Aim: From the first line of the listing below to the line with "const rightYTicks = [124,126,128,130,132,134,136];", print each line exactly, and nothing more. Leave out the pictures.

### Data provided ###

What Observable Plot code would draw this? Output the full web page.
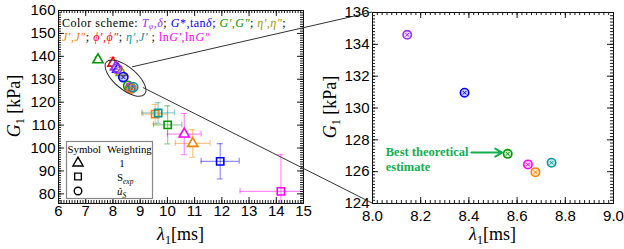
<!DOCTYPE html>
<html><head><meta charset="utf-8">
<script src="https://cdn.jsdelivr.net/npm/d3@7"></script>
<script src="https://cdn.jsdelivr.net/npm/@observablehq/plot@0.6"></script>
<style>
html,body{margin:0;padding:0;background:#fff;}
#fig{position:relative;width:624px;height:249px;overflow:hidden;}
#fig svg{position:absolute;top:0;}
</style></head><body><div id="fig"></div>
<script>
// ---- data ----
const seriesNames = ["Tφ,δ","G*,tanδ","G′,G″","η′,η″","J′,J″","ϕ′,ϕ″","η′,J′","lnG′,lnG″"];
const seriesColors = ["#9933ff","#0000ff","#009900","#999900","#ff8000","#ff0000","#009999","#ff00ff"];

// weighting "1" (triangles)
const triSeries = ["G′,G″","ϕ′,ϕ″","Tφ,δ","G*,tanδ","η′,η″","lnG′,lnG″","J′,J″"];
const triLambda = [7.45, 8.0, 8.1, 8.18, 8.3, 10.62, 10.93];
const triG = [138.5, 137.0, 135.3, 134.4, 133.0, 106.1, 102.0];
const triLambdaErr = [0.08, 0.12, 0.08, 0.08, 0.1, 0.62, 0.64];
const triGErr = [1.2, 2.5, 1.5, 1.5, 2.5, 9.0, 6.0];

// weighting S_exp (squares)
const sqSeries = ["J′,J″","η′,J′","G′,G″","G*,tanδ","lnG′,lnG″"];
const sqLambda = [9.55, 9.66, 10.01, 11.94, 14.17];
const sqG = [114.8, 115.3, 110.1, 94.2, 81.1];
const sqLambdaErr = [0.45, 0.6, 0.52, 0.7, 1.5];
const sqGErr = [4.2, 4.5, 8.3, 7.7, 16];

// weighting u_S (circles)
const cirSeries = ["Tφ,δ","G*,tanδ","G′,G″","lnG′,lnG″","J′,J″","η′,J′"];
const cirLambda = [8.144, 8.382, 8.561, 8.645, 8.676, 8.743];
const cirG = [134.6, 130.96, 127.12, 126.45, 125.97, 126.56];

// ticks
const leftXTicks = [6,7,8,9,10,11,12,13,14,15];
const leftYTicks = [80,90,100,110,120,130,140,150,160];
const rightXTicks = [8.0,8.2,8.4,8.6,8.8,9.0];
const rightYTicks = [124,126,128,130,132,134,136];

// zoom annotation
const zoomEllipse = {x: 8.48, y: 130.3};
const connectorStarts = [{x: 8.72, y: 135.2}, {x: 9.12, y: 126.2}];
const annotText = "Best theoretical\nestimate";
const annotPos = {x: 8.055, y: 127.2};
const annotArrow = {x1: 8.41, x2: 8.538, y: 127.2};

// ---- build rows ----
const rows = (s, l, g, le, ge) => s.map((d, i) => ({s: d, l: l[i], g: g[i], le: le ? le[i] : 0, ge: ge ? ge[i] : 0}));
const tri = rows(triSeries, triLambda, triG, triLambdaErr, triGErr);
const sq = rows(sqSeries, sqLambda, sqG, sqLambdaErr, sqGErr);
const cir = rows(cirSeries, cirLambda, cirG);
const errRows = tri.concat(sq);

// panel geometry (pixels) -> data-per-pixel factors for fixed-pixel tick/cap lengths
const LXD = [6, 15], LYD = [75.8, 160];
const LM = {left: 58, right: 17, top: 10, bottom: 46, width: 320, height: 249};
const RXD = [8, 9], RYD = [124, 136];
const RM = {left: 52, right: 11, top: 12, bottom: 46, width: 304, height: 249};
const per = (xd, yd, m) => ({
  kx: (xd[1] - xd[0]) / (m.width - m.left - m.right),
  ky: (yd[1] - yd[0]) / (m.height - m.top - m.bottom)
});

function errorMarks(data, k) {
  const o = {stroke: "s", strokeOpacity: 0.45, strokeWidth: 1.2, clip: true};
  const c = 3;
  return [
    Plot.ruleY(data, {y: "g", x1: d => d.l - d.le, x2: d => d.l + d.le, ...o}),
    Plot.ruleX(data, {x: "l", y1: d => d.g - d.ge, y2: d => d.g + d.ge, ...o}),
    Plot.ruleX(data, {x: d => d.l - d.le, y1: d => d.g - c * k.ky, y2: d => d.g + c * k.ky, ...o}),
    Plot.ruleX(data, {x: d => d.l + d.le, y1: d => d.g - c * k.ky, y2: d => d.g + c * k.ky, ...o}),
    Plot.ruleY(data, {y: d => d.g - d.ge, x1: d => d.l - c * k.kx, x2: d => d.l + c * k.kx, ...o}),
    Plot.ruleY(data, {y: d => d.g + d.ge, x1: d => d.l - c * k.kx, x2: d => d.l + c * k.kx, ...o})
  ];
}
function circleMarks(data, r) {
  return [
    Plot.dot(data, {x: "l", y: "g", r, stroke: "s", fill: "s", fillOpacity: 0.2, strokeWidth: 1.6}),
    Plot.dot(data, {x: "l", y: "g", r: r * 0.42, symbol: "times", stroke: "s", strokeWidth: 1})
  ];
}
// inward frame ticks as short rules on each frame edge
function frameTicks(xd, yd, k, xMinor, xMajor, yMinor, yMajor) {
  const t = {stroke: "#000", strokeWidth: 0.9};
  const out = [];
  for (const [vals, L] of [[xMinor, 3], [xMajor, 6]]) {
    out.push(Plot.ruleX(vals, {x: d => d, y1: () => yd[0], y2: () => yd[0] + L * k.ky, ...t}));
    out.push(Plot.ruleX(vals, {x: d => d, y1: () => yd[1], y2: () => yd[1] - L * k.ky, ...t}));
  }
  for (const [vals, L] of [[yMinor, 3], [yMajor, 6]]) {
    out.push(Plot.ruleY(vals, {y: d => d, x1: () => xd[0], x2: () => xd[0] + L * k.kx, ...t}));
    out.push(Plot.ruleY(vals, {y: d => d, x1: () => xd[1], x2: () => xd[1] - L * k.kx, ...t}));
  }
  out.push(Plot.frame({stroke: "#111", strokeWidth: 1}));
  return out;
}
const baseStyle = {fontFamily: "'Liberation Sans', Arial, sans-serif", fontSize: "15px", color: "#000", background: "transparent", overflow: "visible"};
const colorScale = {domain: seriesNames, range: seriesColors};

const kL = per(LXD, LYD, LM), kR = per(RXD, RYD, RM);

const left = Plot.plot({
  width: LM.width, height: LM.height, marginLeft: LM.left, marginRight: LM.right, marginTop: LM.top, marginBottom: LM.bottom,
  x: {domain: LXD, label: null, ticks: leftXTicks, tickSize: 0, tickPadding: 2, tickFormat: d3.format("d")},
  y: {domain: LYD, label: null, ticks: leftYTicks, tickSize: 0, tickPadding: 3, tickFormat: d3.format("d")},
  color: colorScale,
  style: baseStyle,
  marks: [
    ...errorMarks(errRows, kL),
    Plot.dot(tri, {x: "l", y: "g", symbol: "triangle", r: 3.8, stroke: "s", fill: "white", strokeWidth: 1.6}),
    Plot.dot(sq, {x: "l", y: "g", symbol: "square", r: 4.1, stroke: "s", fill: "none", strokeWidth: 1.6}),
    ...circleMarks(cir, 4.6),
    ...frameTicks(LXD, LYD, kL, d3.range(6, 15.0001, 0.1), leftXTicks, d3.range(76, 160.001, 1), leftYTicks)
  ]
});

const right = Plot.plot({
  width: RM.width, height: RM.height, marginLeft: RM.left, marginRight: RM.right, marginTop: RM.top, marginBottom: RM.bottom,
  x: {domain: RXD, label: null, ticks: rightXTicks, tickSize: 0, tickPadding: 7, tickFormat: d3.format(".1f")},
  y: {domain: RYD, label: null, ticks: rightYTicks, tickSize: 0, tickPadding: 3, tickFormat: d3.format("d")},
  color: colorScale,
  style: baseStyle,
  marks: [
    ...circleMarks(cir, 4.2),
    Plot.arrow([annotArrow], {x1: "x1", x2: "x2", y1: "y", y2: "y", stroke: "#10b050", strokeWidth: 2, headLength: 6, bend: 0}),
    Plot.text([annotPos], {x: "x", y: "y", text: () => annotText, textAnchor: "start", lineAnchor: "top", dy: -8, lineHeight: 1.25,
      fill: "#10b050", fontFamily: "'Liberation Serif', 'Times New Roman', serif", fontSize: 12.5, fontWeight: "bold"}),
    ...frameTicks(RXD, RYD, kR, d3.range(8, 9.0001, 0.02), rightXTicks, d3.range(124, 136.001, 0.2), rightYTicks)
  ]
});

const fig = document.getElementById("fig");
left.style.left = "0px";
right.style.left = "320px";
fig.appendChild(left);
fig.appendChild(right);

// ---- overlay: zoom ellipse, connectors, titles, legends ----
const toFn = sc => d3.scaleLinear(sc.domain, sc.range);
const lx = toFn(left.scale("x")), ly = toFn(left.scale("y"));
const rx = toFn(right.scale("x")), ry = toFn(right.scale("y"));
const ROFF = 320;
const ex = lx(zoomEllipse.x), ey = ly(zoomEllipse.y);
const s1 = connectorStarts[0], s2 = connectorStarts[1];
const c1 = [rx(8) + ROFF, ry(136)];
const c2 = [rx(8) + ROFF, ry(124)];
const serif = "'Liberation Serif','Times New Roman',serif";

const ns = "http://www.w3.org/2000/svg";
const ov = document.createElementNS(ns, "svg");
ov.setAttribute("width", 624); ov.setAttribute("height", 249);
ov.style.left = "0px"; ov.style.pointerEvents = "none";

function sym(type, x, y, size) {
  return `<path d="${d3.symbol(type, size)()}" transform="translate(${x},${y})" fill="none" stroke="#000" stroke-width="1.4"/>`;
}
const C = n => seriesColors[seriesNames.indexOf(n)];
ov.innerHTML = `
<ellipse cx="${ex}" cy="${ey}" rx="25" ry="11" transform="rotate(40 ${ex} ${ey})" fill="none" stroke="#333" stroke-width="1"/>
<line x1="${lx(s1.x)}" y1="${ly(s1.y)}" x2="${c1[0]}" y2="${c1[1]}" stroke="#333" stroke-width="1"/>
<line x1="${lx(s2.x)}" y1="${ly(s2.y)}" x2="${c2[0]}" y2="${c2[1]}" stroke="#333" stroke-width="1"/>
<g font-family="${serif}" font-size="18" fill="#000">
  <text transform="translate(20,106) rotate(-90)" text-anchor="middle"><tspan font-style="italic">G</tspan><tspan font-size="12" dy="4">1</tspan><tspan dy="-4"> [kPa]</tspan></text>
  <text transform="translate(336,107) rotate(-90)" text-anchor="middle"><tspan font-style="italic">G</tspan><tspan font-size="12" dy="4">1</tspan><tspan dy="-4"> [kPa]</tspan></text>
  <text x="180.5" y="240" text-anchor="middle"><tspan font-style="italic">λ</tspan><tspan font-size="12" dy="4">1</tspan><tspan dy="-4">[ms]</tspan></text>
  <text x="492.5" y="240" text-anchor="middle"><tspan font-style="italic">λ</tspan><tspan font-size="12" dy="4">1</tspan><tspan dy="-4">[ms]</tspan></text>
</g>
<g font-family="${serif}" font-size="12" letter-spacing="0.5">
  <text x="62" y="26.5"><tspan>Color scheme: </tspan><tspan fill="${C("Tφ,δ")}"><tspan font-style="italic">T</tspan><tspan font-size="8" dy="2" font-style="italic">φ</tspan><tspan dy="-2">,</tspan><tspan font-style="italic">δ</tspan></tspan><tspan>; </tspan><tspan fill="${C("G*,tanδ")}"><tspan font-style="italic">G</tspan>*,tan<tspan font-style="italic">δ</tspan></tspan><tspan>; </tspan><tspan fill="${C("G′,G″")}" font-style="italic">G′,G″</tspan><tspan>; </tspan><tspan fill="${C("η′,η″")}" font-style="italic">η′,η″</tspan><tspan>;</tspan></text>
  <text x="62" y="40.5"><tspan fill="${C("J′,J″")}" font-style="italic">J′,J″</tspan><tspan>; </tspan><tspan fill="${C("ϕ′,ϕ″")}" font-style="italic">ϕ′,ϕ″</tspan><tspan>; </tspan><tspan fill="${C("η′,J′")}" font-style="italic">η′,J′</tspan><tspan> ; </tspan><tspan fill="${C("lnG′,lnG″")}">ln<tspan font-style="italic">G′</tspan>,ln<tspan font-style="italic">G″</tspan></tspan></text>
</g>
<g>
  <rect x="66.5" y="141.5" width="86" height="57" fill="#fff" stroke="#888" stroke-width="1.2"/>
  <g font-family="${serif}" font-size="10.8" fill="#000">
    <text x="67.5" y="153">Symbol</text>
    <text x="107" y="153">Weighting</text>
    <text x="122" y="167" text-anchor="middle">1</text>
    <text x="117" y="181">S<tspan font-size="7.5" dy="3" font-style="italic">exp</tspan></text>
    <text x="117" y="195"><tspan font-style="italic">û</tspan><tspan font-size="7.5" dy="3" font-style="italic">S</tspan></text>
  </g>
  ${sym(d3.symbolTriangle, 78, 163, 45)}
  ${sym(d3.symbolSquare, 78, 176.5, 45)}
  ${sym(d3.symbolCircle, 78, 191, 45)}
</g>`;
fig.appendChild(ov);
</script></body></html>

###

The solution:
What Observable Plot code would draw this? Output the full web page.
<!DOCTYPE html>
<html><head><meta charset="utf-8">
<script src="https://cdn.jsdelivr.net/npm/d3@7"></script>
<script src="https://cdn.jsdelivr.net/npm/@observablehq/plot@0.6"></script>
<style>
html,body{margin:0;padding:0;background:#fff;}
#fig{position:relative;width:624px;height:249px;overflow:hidden;}
#fig svg{position:absolute;top:0;}
</style></head><body><div id="fig"></div>
<script>
// ---- data ----
const seriesNames = ["Tφ,δ","G*,tanδ","G′,G″","η′,η″","J′,J″","ϕ′,ϕ″","η′,J′","lnG′,lnG″"];
const seriesColors = ["#9933ff","#0000ff","#009900","#999900","#ff8000","#ff0000","#009999","#ff00ff"];

// weighting "1" (triangles)
const triSeries = ["G′,G″","ϕ′,ϕ″","Tφ,δ","G*,tanδ","η′,η″","lnG′,lnG″","J′,J″"];
const triLambda = [7.45, 8.0, 8.1, 8.18, 8.3, 10.62, 10.93];
const triG = [138.5, 137.0, 135.3, 134.4, 133.0, 106.1, 102.0];
const triLambdaErr = [0.08, 0.12, 0.08, 0.08, 0.1, 0.62, 0.64];
const triGErr = [1.2, 2.5, 1.5, 1.5, 2.5, 9.0, 6.0];

// weighting S_exp (squares)
const sqSeries = ["J′,J″","η′,J′","G′,G″","G*,tanδ","lnG′,lnG″"];
const sqLambda = [9.55, 9.66, 10.01, 11.94, 14.17];
const sqG = [114.8, 115.3, 110.1, 94.2, 81.1];
const sqLambdaErr = [0.45, 0.6, 0.52, 0.7, 1.5];
const sqGErr = [4.2, 4.5, 8.3, 7.7, 16];

// weighting u_S (circles)
const cirSeries = ["Tφ,δ","G*,tanδ","G′,G″","lnG′,lnG″","J′,J″","η′,J′"];
const cirLambda = [8.144, 8.382, 8.561, 8.645, 8.676, 8.743];
const cirG = [134.6, 130.96, 127.12, 126.45, 125.97, 126.56];

// ticks
const leftXTicks = [6,7,8,9,10,11,12,13,14,15];
const leftYTicks = [80,90,100,110,120,130,140,150,160];
const rightXTicks = [8.0,8.2,8.4,8.6,8.8,9.0];
const rightYTicks = [124,126,128,130,132,134,136];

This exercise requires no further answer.